ALTER TABLE "Proposal" ALTER COLUMN "projectType" SET DATA TYPE "ProjectType" USING "projectType"[1];
This tells Postgres to use the first value in the projectType
array (Postgres arrays start at one—I’m sure there are reasons, but still 🤷) as the new value. But as I hinted before, this will only be non-destructive if you haven’t added any more items to the projectType
array (i.e. it only has one value in each row). If it has more than one value, you’ll lose all of them except the first.
The rumors are true, there’s more
I know, how could it get better? Well, lay aside those low expectations and prepare to be astonished; USING
is so much more powerful.
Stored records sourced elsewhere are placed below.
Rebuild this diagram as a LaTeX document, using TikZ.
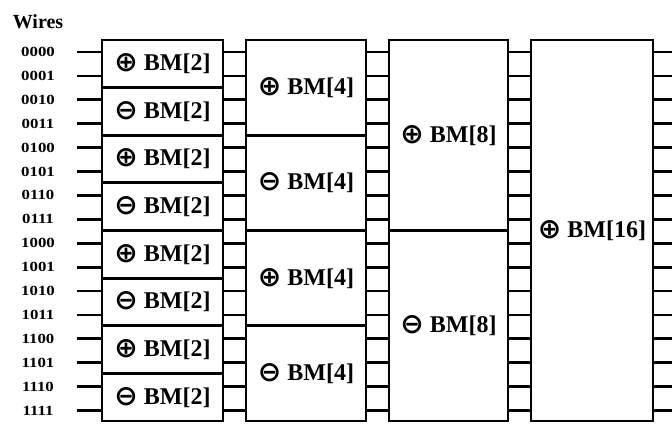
\documentclass[tikz,border=0pt]{standalone}
\usepackage{fontspec}
\setmainfont{Liberation Serif}
\newfontfamily\symfont{DejaVu Sans}
\newcommand\pl{{\symfont\bfseries\fontsize{28}{28}\selectfont\raisebox{-1pt}{⊕}}}
\newcommand\mi{{\symfont\bfseries\fontsize{28}{28}\selectfont\raisebox{-1pt}{⊖}}}
\begin{document}
\begin{tikzpicture}[x=1pt,y=-1pt,
  box/.style={draw,line width=2.8pt,inner sep=0pt,
    font=\fontsize{24}{26}\selectfont\bfseries},
  stub/.style={line width=2.8pt},
  lab/.style={font=\fontsize{14}{15}\selectfont\bfseries,inner sep=0pt}]
\useasboundingbox (0,0) rectangle (672,439);
\def\h{47.625}
% column 1
\foreach \k/\s in {1/\pl,2/\mi,3/\pl,4/\mi,5/\pl,6/\mi,7/\pl,8/\mi}{
  \pgfmathsetmacro\cy{40+\h*(\k-0.5)}
  \node[box,minimum width=121pt,minimum height=\h pt] (A\k) at (162.5,\cy) {\s\ BM[2]};
}
% column 2
\foreach \k/\s in {1/\pl,2/\mi,3/\pl,4/\mi}{
  \pgfmathsetmacro\cy{40+2*\h*(\k-0.5)}
  \node[box,minimum width=120pt,minimum height=2*\h pt] (B\k) at (306,\cy) {\s\ BM[4]};
}
% column 3
\foreach \k/\s in {1/\pl,2/\mi}{
  \pgfmathsetmacro\cy{40+4*\h*(\k-0.5)}
  \node[box,minimum width=119pt,minimum height=4*\h pt] (C\k) at (448.5,\cy) {\s\ BM[8]};
}
% column 4
\node[box,minimum width=122pt,minimum height=8*\h pt] (D1) at (592,230.5) {\pl\ BM[16]};
% title
\node[font=\fontsize{20}{20}\selectfont\bfseries,inner sep=0pt] (title) at (38,22) {Wires};
% wires
\foreach \b [count=\j from 0] in {0000,0001,0010,0011,0100,0101,0110,0111,1000,1001,1010,1011,1100,1101,1110,1111}{
  \pgfmathsetmacro\wy{52+23.9*\j}
  \pgfmathtruncatemacro\ka{floor(\j/2)+1}
  \pgfmathtruncatemacro\kb{floor(\j/4)+1}
  \pgfmathtruncatemacro\kc{floor(\j/8)+1}
  \node[lab] (L\j) at (38,\wy) {\scalebox{1.2}[1]{\b}};
  \coordinate (s\j) at (77,\wy);
  \coordinate (e\j) at (672,\wy);
  \draw[stub] (s\j) -- (A\ka.west |- s\j);
  \draw[stub] (A\ka.east |- s\j) -- (B\kb.west |- s\j);
  \draw[stub] (B\kb.east |- s\j) -- (C\kc.west |- s\j);
  \draw[stub] (C\kc.east |- s\j) -- (D1.west |- s\j);
  \draw[stub] (D1.east |- s\j) -- (e\j);
}
\end{tikzpicture}
\end{document}
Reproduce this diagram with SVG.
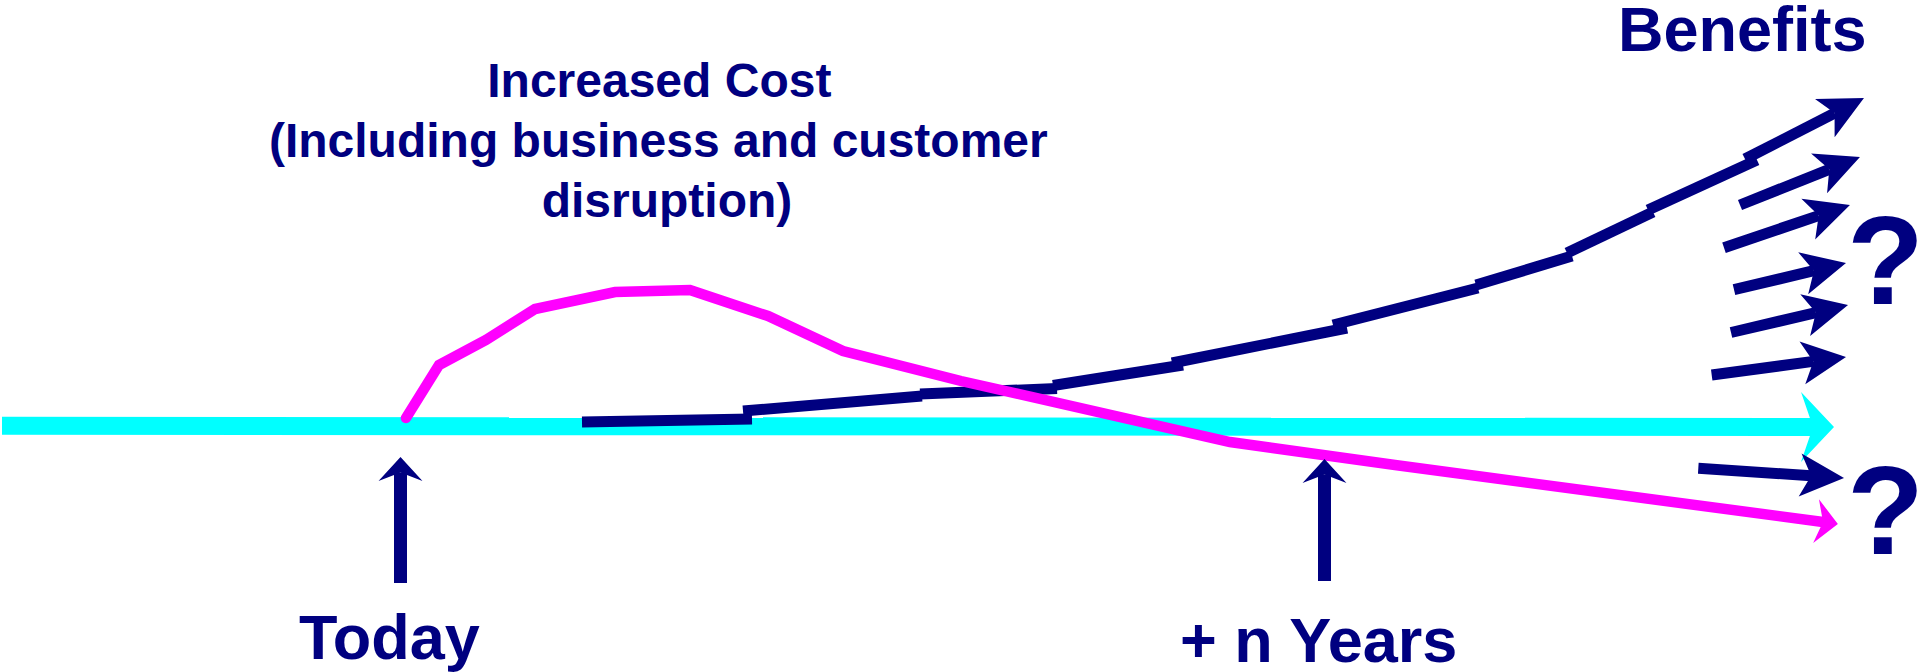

When building your USING
clause, you can use:
- Any of the columns in your table (not just the one being modified).
- Any Postgres function.
- Explicit casting.
- A fourth thing.
All the columns
USING
doesn’t limit you to just the column you’re altering. You can use any of the columns in your table. Let’s say you have a table like this that tracks some metrics:
CREATE TABLE "Metric" ( "id" TEXT NOT NULL, "url" TEXT, "authorizedVisits" INTEGER, "unauthorizedVisits" INTEGER, "summary" TEXT, PRIMARY KEY ("id") ); INSERT INTO "Metric" VALUES ('b001', '/products', 30, 60, 'You have 90 total visits.');
This was a bad decision; summary
should not be human-readable text. It would be better if it was just the total number of visits and we could use it in code however we want:
ALTER TABLE "Metric" ALTER COLUMN "summary" SET DATA TYPE INTEGER USING "authorizedVisits" + "unauthorizedVisits";
With this, we’re altering summary
to be the sum of the authorizedVisits
and unauthorizedVisits
columns.
And just to cover all our bases, we could roll this back with:
ALTER TABLE "Metric" ALTER COLUMN "summary" SET DATA TYPE TEXT USING 'You have ' || "summary" || ' total visits.';
All the functions
Want to do some more complex manipulation? You can use Postgres functions in USING
. Let’s say we’ve been storing a timestamp in the MySQL DATETIME format (YYYY-MM-DD HH:MI:SS
). But then we come to learn that Postgres has its own timestamp data type (we’re always learning as developers; no shame in not knowing the best chili dog toppings at our first rodeo).
CREATE TABLE "Message" ( "id" TEXT NOT NULL, "from" TEXT, "to" TEXT, "message" TEXT, "sentAt" TEXT, PRIMARY KEY ("id") ); INSERT INTO "Message" VALUES ( 'c0001', 'George', 'Elaine', 'You should''ve seen the look on her face! It was the same look my father gave me when I told him I wanted to be a ventriloquist!', '2022-02-02 22:22:22' );
Postgres has a built-in function for converting strings to timestamps, TO_TIMESTAMP
, and we can use it in the USING
clause:
ALTER TABLE "Message" ALTER COLUMN "sentAt" SET DATA TYPE TIMESTAMP(3) USING TO_TIMESTAMP("sentAt", 'YYYY-MM-DD HH24:MI:SS');
This converts our DATETIME string value into a native timestamp, using the specified format.
And to stay on brand, we can roll it back with:
ALTER TABLE "Message" ALTER COLUMN "sentAt" SET DATA TYPE TEXT USING TO_CHAR("sentAt", 'YYYY-MM-DD HH24:MI:SS');
Boring, explicit casting
When you change the data type of a column with USING
, Postgres will do its best to cast the current value to the new type. But sometimes it can’t (where is my ‘90s dream of an artificial intelligence utopia) and you need to explicitly define how you want Postgres to cast your value.
Let’s say we have some JSON data, but we’re storing it in a TEXT
field. We want to convert that to a fancy JSON
field:
CREATE TABLE "House" ( "id" TEXT NOT NULL, "specs" TEXT, PRIMARY KEY ("id") ); INSERT INTO "House" VALUES ( 'd0001', '{"size": 1500, "sizeUnits": "sf", "bathrooms": 12}' ); ALTER TABLE "House" ALTER COLUMN "specs" SET DATA TYPE JSON USING "specs"::JSON;
Without the USING
clause, Postgres would complain:
column "specs" cannot be cast automatically to type json
But with the explicit cast it works just fine.
Postgres can cast JSON to TEXT on its own, so we can roll this back without USING
(sad, I know). But just to include one more example, here’s what it would look like doing it explicitly:
ALTER TABLE "House" ALTER COLUMN "specs" SET DATA TYPE TEXT USING "specs"::TEXT;
Dare to dream, a fourth thing
I was really hoping this would be “You can even use subqueries 🤯”. But we dreamt too big. Even USING
has its limits.
All good things
Are you still reading? It’s over. Go home. I am contractually obligated to say that in this article we covered the USING
clause and how its magic can be employed to alter table columns in Postgres. We looked at so many shiny examples of using USING
with columns and functions and casting and not (maybe someday, in the machine utopia) subqueries.